Of the circumstances of the old age of Herodotus, history has nothing to record; as little does it know of his children, if he had any, or of his collateral relations. Lygdamis, the tyrant of Halicarnassus, had long before put to death the epic writer Panyasis, his paternal or maternal undo. Herodotus must have been childless, if it be true that he made a young favourite, Plesirrhous, his heir. This same person, a Thessalian by birth, and a writer of hymns, is also said to have written the opening sentence of his history, whereas originally the work began with the words which now form the second period : “Now the historical writers of the Persians say that the blame of the quarrel rested upon the Phoenicians.” In this case Herodotus would have commenced his history with an unmeaning statement. But almost all these literary anecdotes are fal­lacious, and this amongst the rest. For this gleaner of strange things, who has picked up this story, relates also that Herodotus has purposely suppressed in his Lydian History, the name of the beautiful wife of king Candaules (that name being Nyssia), in consequence of a mournful recollection connected with it; since his beloved Plesirrhous hung himself from an unhappy passion for a Halicarnassian beauty of the same name. The one anecdote annihilates the other; and we can scarcely venture to consider this Plesirrhous as the editor of the great historical bequest of his father-like friend. Perhaps we should have known more on this point, had it not been for the dreadful discomfiture which the flourishing community of Thurium sustained from the rude Lucanians, who cut off from the young state above ten thousand fighting men; that is, more than two thirds of the population capable of bearing arms, which it had acquired in half a century.

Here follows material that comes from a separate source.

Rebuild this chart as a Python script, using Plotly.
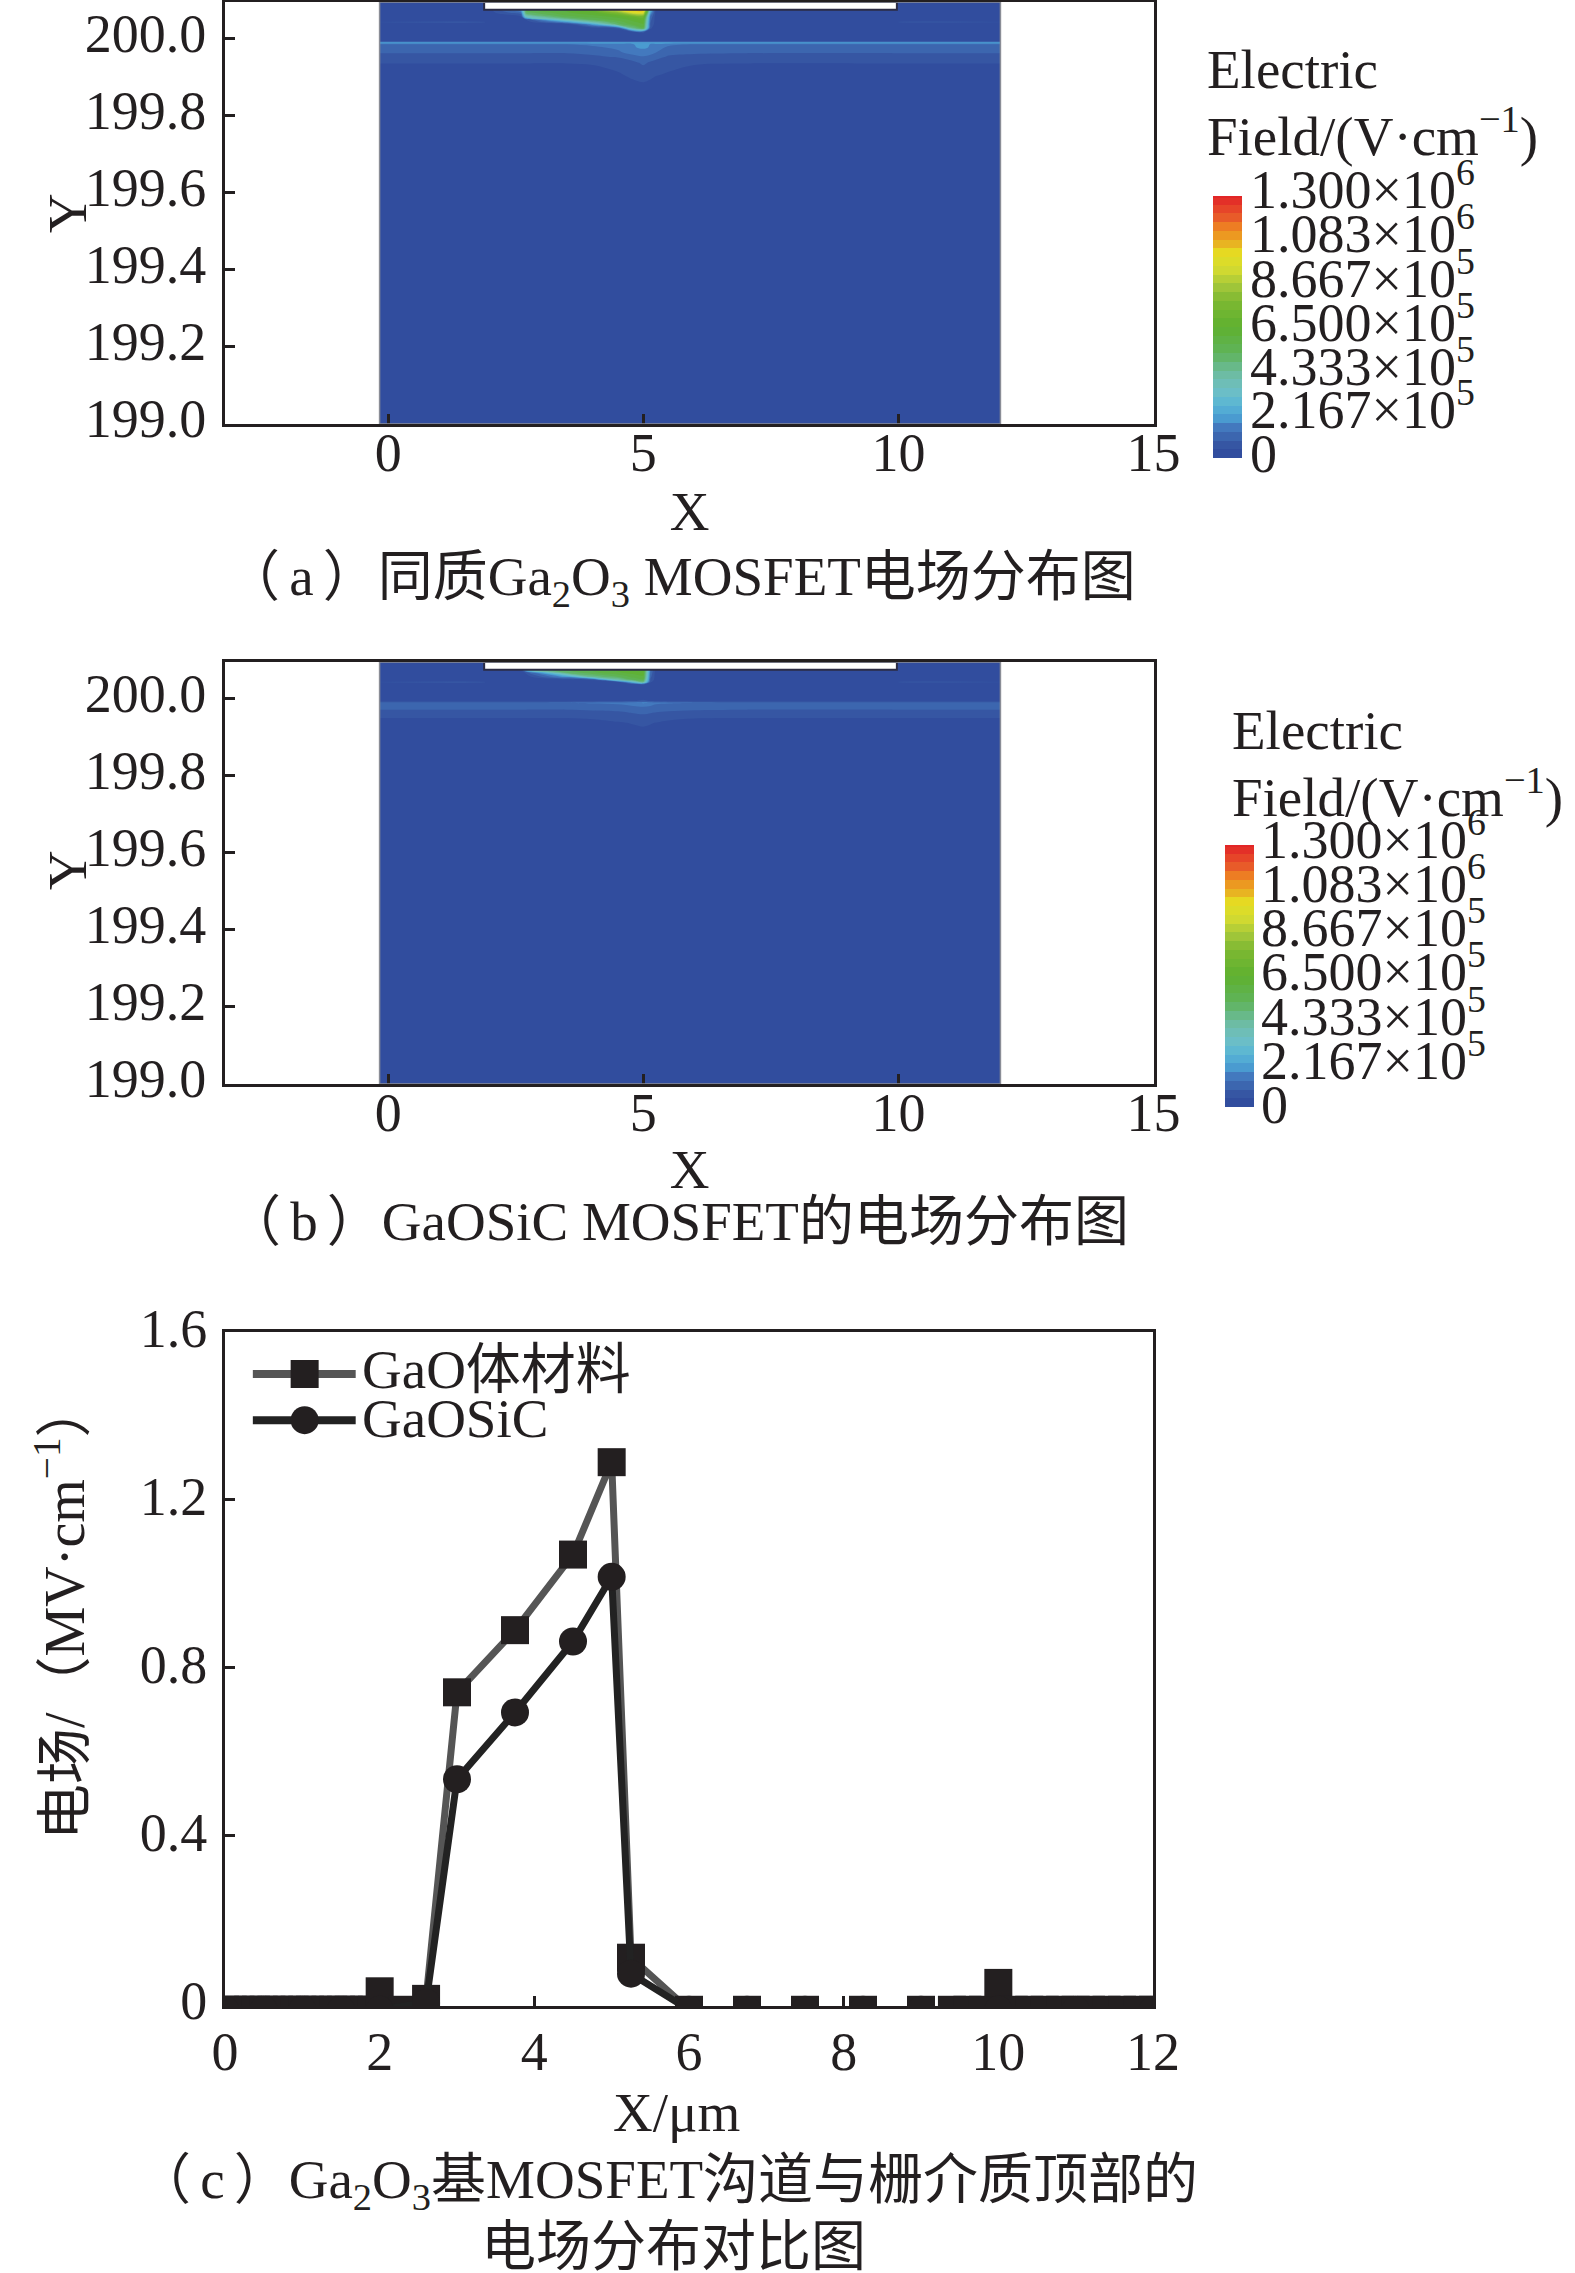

This misfortune, combined with the afflictions which the ambitious views of Dionysius about the same time brought upon the Greek-Italian cities, was probably the very cause why the fame of the master-work of the Thurian (who died before those days of affliction), did not sooner force its way into the mother-country.

Certainly it is not possible to say to what length the life of Herodotus may have extended; but we may fairly assign to him an old age of honour and respect. The man who could undertake such extensive travels in those days, was doubtless blessed with the gifts of fortune; and a knowledge of the world, and temperate sentiments, like his, would command a welcome everywhere. But especially may we think thus of him on account of that cheerful activity with which we see one so far advanced in years still busily employing himself on the great monument of his life. No state of life indeed is exempt from misfortunes, sufficient to shew what importance we attribute to them; but he may well be pronounced happy, who at seventy, or even eighty years of age, has yet mental light and strength remaining to compose a work that can enlighten thousands of years.